-- WHAT YOU WILL DO --
Count how many lines hold the string "page". Answer with that number and nothing more.

-- PROVIDED RECORDS --
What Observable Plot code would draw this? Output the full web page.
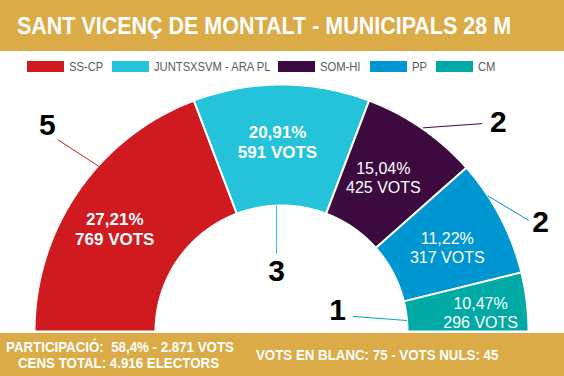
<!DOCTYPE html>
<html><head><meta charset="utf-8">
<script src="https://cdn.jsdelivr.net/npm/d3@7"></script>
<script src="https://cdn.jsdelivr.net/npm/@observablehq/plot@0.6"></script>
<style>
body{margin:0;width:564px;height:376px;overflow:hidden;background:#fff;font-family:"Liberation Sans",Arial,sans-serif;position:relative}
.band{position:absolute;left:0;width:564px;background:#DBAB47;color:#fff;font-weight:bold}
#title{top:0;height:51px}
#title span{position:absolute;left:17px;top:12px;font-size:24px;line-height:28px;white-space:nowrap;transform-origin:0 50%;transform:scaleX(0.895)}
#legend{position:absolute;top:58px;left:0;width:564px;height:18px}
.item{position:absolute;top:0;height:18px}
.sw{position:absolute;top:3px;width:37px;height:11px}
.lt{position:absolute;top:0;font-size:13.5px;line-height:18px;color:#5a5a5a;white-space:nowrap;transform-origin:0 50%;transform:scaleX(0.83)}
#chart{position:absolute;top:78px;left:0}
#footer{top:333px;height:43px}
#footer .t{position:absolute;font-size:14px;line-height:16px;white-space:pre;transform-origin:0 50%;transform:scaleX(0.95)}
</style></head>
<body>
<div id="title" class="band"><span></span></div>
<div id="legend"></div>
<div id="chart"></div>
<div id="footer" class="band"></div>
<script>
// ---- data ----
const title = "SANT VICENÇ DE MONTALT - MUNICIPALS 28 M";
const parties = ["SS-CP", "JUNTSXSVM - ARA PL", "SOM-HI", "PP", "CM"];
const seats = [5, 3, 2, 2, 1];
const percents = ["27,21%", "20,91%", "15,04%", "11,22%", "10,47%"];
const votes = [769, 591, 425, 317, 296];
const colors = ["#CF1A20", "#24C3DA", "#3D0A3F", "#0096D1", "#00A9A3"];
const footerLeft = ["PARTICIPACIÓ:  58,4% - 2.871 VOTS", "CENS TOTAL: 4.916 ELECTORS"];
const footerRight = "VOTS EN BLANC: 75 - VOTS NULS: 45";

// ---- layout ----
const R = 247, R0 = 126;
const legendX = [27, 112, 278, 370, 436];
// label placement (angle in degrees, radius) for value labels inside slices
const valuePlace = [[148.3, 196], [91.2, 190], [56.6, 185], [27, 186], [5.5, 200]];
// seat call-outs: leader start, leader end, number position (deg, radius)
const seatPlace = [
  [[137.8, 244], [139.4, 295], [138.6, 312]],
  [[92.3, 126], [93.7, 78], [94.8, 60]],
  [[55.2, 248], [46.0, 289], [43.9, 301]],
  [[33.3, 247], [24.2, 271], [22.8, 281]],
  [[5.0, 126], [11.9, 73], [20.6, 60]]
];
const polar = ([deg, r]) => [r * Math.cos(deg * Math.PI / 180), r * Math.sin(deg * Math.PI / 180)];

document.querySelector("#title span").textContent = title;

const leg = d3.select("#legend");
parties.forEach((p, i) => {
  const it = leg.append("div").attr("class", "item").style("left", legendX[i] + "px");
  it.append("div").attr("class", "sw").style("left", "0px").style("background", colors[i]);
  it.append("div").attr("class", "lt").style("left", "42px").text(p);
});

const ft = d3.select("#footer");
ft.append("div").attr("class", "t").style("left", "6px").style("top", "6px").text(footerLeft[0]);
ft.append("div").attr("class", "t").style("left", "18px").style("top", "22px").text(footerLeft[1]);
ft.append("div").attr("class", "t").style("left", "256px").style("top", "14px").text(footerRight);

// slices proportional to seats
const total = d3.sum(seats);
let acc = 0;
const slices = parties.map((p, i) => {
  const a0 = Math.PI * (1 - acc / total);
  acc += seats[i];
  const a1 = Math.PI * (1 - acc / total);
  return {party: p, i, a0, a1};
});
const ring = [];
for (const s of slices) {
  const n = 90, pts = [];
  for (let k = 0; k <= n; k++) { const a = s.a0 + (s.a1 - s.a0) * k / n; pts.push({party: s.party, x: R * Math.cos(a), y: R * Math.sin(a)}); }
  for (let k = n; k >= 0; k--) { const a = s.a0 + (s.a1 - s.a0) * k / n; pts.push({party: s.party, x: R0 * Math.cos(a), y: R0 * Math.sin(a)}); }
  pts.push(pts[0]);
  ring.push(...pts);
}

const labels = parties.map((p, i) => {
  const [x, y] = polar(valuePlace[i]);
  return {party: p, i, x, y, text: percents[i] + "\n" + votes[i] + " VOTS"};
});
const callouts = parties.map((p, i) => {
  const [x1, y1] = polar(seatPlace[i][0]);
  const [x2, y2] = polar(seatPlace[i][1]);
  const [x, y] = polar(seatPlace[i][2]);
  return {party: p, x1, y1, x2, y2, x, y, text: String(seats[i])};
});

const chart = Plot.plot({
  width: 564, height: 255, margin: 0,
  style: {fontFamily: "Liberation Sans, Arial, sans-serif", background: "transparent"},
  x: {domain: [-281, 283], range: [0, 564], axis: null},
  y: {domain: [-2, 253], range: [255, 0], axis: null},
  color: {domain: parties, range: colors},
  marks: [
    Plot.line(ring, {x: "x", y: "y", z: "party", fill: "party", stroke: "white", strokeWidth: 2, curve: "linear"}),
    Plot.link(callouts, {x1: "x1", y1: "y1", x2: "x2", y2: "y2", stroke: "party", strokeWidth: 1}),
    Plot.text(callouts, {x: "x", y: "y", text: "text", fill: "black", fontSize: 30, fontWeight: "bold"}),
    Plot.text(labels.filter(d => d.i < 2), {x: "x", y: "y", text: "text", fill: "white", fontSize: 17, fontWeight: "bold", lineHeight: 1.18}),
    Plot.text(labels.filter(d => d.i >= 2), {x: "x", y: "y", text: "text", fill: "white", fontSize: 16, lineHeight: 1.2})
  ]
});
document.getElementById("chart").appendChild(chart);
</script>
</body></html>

--

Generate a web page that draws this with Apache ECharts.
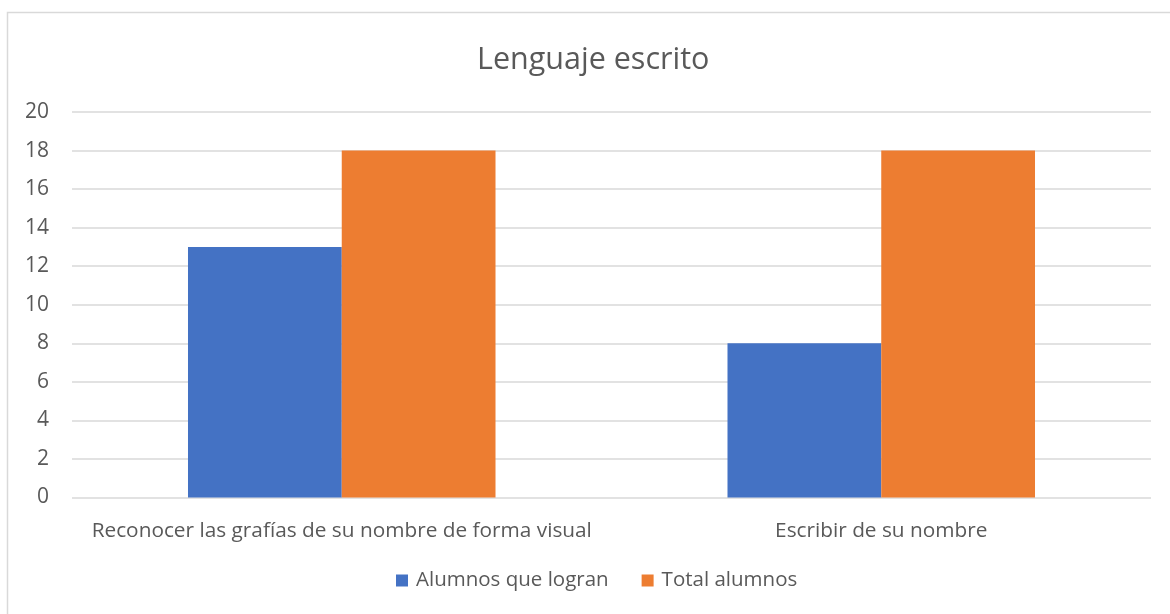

-- SOLVED EXERCISE --
2